### YOUR TASK
Gather up the lines with the word "this" in them.

#####

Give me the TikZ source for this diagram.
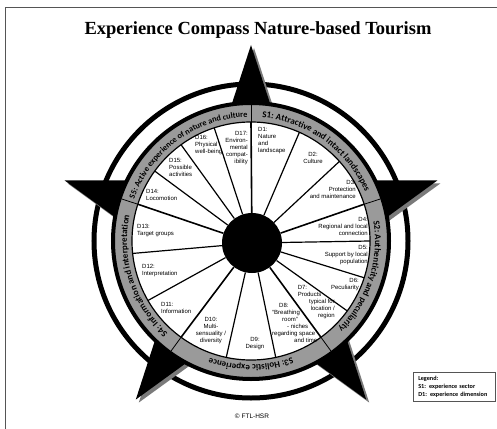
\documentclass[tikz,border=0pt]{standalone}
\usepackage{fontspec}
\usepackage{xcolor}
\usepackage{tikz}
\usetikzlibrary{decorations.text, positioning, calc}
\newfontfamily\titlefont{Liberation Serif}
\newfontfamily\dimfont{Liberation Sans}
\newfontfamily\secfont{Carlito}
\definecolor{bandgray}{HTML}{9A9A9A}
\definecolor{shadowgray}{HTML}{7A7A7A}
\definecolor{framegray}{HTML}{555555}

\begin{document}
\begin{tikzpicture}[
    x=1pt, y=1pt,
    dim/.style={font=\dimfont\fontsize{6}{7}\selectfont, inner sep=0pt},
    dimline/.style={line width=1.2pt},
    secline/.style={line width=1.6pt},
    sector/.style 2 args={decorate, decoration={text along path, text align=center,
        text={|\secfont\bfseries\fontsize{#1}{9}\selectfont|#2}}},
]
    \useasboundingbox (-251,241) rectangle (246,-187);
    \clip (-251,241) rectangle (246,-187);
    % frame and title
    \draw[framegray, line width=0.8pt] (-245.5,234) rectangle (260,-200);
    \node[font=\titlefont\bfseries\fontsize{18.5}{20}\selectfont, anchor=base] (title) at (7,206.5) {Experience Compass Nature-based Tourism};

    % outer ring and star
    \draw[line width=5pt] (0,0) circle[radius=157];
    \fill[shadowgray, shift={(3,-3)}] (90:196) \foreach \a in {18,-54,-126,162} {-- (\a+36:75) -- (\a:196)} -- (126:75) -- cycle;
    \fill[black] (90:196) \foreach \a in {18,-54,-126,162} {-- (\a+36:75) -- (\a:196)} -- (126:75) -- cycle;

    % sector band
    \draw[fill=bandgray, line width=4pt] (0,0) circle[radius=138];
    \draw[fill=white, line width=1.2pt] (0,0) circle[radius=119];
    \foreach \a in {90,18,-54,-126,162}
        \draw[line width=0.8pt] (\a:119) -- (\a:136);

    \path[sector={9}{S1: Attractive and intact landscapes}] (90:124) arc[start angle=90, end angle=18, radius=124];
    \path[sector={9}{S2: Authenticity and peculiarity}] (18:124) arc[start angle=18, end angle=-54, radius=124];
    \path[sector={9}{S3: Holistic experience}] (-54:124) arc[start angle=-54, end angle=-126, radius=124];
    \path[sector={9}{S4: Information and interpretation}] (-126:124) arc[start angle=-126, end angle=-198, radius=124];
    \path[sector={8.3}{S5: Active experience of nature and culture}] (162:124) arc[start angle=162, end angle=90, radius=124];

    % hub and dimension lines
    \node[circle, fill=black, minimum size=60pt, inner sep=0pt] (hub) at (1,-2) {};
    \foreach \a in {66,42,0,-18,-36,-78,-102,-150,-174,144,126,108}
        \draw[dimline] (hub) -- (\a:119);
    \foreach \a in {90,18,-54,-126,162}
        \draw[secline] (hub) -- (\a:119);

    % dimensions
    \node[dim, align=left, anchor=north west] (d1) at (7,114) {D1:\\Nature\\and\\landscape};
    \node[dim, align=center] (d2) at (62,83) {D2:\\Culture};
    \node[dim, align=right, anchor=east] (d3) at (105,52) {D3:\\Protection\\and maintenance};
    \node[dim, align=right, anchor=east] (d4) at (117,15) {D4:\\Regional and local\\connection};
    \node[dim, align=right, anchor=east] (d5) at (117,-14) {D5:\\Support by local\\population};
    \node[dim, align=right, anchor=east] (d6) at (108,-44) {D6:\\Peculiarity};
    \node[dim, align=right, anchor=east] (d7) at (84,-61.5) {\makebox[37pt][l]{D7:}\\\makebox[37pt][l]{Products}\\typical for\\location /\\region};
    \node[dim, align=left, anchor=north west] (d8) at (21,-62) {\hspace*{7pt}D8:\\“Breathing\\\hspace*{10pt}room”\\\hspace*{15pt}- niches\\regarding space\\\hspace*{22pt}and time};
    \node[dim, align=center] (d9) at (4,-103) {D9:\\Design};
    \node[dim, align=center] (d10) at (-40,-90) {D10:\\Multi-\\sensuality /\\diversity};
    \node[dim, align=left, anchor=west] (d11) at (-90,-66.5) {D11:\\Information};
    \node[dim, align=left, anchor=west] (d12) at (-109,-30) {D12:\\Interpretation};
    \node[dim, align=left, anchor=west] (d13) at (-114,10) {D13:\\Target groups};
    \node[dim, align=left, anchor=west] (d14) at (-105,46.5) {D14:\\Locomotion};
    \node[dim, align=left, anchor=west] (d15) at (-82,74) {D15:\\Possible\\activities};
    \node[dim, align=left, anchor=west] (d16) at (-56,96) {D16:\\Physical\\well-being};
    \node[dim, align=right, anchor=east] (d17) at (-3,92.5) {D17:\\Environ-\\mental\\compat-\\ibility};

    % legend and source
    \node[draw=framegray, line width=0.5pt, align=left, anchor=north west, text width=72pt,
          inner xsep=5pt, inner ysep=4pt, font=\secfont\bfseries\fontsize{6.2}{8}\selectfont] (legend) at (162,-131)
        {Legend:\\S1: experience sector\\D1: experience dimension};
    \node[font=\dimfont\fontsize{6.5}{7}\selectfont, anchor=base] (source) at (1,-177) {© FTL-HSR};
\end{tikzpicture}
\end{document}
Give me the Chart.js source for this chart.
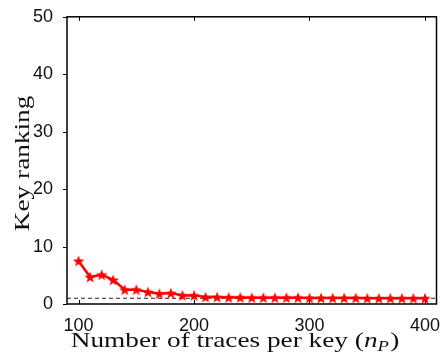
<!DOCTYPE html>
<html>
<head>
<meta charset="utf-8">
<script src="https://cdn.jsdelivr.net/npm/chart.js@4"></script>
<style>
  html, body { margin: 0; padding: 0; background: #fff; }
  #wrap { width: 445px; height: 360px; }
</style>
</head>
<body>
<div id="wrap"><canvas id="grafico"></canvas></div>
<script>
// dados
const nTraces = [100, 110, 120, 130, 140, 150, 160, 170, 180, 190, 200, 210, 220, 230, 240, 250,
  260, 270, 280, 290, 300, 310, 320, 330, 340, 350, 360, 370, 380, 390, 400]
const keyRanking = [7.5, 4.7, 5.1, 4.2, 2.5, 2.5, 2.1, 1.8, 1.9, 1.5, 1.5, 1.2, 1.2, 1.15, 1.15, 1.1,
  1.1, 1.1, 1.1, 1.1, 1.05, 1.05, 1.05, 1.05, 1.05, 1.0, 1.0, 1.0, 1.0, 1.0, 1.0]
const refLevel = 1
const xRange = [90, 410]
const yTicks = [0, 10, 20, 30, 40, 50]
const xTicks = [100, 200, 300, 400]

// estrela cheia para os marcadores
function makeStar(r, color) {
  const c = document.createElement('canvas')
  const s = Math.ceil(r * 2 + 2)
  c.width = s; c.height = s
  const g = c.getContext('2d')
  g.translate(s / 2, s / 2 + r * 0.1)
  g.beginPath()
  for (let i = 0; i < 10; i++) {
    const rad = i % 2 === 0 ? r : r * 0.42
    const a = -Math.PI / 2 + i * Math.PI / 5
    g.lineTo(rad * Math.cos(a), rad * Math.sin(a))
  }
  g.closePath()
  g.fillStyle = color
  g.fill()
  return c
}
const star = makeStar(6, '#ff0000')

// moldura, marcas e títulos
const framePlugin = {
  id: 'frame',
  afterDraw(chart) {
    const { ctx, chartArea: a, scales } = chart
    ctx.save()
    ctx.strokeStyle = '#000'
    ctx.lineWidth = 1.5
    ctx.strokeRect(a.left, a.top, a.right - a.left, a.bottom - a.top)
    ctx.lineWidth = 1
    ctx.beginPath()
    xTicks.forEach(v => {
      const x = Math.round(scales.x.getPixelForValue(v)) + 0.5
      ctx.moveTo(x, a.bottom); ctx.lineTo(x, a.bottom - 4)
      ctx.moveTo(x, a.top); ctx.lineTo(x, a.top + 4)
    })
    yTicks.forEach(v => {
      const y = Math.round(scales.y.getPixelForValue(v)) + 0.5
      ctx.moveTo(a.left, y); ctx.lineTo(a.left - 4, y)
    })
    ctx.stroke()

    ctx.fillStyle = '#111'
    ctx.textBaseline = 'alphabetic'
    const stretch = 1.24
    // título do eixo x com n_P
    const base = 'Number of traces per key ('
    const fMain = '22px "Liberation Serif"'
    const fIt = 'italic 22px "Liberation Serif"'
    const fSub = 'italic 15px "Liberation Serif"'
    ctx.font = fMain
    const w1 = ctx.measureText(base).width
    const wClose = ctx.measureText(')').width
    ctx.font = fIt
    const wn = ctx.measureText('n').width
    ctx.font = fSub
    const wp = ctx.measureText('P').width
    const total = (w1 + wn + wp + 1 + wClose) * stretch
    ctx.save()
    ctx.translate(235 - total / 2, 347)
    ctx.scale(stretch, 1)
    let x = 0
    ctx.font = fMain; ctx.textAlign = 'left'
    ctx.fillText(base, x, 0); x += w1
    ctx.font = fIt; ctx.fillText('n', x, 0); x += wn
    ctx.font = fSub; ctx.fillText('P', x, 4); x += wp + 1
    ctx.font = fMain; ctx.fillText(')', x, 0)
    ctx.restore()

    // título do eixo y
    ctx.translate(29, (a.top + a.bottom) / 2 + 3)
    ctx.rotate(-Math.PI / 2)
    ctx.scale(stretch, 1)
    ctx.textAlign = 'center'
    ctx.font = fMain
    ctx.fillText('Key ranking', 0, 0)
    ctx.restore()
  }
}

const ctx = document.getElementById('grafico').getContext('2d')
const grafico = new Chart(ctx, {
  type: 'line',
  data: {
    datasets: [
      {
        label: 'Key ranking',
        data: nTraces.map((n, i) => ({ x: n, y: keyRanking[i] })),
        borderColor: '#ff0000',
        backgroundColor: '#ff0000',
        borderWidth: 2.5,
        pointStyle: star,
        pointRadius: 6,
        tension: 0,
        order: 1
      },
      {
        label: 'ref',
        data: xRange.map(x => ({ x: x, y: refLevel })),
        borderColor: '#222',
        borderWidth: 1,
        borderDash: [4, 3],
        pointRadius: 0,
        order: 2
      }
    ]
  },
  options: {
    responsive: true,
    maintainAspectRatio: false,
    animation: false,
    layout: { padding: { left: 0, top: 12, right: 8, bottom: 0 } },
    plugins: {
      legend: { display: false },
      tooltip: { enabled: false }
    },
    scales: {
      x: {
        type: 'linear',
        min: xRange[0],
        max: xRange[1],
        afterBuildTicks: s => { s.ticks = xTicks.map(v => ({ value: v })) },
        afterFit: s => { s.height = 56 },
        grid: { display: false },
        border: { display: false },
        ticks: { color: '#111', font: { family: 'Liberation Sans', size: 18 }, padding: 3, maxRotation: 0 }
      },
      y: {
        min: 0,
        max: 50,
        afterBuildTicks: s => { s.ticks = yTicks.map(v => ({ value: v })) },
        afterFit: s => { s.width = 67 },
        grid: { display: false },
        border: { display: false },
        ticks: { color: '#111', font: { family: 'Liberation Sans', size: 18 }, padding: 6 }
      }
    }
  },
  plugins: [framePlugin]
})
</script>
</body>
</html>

#####

### SOLUTION BELOW
Give me the TikZ source for this diagram.
Give me the Chart.js source for this chart.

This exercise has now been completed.